In honour of At. Patrick's Day I thought I would post some photos we took of the Temple Bar district in Dublin.
Temple Bar (Irish: Barra an Teampaill) is an area on the south bank of the River Liffey in central Dublin, Ireland. Unlike the areas surrounding it, Temple Bar has preserved its medieval street pattern, with many narrow cobbled streets. It is promoted as "Dublin's cultural quarter" and has a lively nightlife that is popular with tourists.
The area is bounded by the Liffey to the north, Dame Street to the south, Westmoreland Street to the east and Fishamble Street to the west. It probably got its name from the Temple family, who lived in the area in the 17th century; Sir William Temple, provost of Trinity College Dublin in 1609, had his house and gardens here. However it got its name, the earliest historical reference to the name Temple Bar is on a 1673 map.
Fishamble Street in Temple Bar was the location of the first performance of Handel's Messiah on 13 April 1742. An annual performance of theMessiah is held on the same date at the same location. The republican revolutionary group, the Society of the United Irishmen, was formed at a meeting in a tavern in Eustace Street in 1791.
During the 19th century, the area slowly declined in popularity, and in the 20th century, it suffered from urban decay, with many derelict buildings. Its unfashionability probably saved it from Dublin's property developers, who destroyed much of the city's historic architecture during the 1960s.
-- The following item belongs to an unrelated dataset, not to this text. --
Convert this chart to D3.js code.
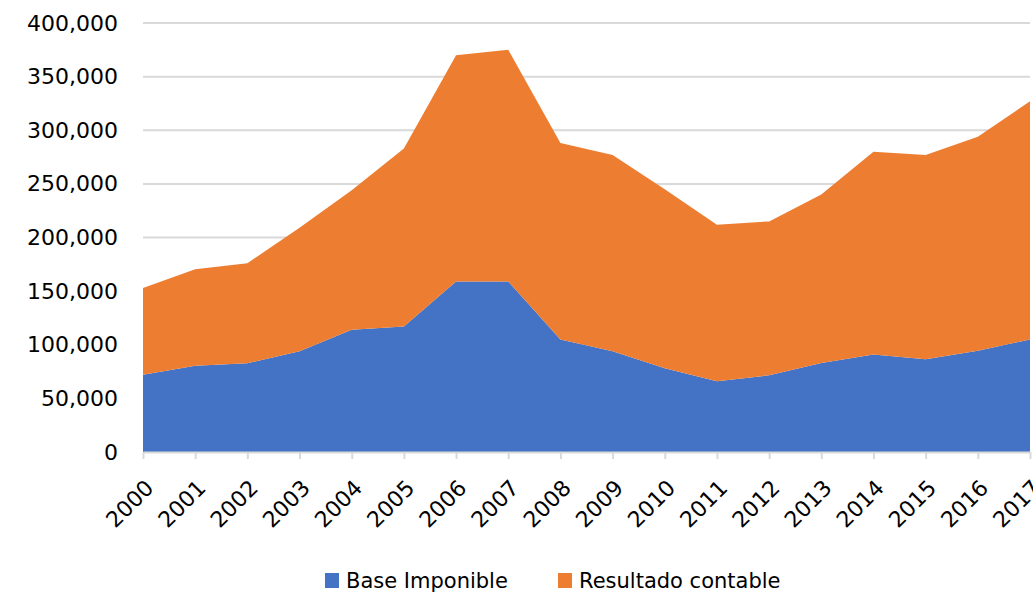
<!DOCTYPE html>
<html>
<head>
<meta charset="utf-8">
<script src="https://cdn.jsdelivr.net/npm/d3@7"></script>
<style>
  body { margin: 0; background: #fff; }
  svg text { font-family: "DejaVu Sans", sans-serif; fill: #000; }
</style>
</head>
<body>
<div id="chart"></div>
<script>
// values
const years = ["2000","2001","2002","2003","2004","2005","2006","2007","2008","2009",
               "2010","2011","2012","2013","2014","2015","2016","2017"];
const baseImponible = [72000, 80500, 82700, 94000, 114000, 117000, 159000, 159000, 105000, 94000,
                       78000, 66000, 71500, 83000, 91000, 86500, 94500, 105000];
const resultadoContable = [81000, 90000, 93300, 115000, 130000, 166000, 211000, 216000, 183000, 183000,
                           167000, 146000, 143500, 157000, 189000, 190500, 199500, 222000];
const yTicks = [0, 50000, 100000, 150000, 200000, 250000, 300000, 350000, 400000];
const seriesNames = ["Base Imponible", "Resultado contable"];
const colors = ["#4472C4", "#ED7D31"];

const width = 1033, height = 593;
const margin = {top: 23, right: 3, bottom: 141, left: 143};

const svg = d3.select("#chart").append("svg")
  .attr("width", width)
  .attr("height", height);

const rows = years.map((y, i) => ({year: y, base: baseImponible[i], res: resultadoContable[i]}));
const stack = d3.stack().keys(["base", "res"]);
const layers = stack(rows);

const x = d3.scalePoint()
  .domain(years)
  .range([margin.left, width - margin.right]);

const y = d3.scaleLinear()
  .domain([0, 400000])
  .range([height - margin.bottom, margin.top]);

// gridlines
svg.append("g")
  .selectAll("line")
  .data(yTicks.filter(d => d > 0))
  .join("line")
  .attr("x1", margin.left)
  .attr("x2", width - margin.right)
  .attr("y1", d => y(d))
  .attr("y2", d => y(d))
  .attr("stroke", "#d9d9d9")
  .attr("stroke-width", 2);

const area = d3.area()
  .x(d => x(d.data.year))
  .y0(d => y(d[0]))
  .y1(d => y(d[1]));

svg.append("g")
  .selectAll("path")
  .data(layers)
  .join("path")
  .attr("d", area)
  .attr("fill", (d, i) => colors[i]);

// y axis labels
const yAxis = d3.axisLeft(y)
  .tickValues(yTicks)
  .tickSize(0)
  .tickPadding(25)
  .tickFormat(d3.format(","));

svg.append("g")
  .attr("transform", `translate(${margin.left},0)`)
  .call(yAxis)
  .call(g => g.select(".domain").remove())
  .selectAll("text")
  .attr("font-size", 22);

// x axis
const xAxis = d3.axisBottom(x)
  .tickSize(7)
  .tickSizeOuter(0);

const gx = svg.append("g")
  .attr("transform", `translate(0,${height - margin.bottom})`)
  .call(xAxis);

gx.select(".domain").attr("stroke", "#d9d9d9").attr("stroke-width", 2);
gx.selectAll(".tick line").attr("stroke", "#d9d9d9").attr("stroke-width", 2);
gx.selectAll("text")
  .attr("font-size", 22)
  .attr("text-anchor", "end")
  .attr("dy", "0.35em")
  .attr("transform", "translate(6,32) rotate(-45)")
  .attr("x", 0)
  .attr("y", 0);

// legend
const legend = svg.append("g");
const legendX = [325, 558];
seriesNames.forEach((name, i) => {
  legend.append("rect")
    .attr("x", legendX[i])
    .attr("y", 573)
    .attr("width", 14)
    .attr("height", 15)
    .attr("fill", colors[i]);
  legend.append("text")
    .attr("x", legendX[i] + 21)
    .attr("y", 588)
    .attr("font-size", 21)
    .text(name);
});
</script>
</body>
</html>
The area is the location of many Irish cultural institutions, including the Irish Photography Centre (incorporating the Dublin Institute of Photography, the National Photographic Archives and the Gallery of Photography), the Ark Children's Cultural Centre, the Irish Film Institute, incorporating the Irish Film Archive, the Temple Bar Music Centre, the Arthouse Multimedia Centre, Temple Bar Gallery and Studio, the Project Arts Centre, the Gaiety School of Acting, IBaT College (City Centre), as well as the Irish Stock Exchange and the Central Bank of Ireland.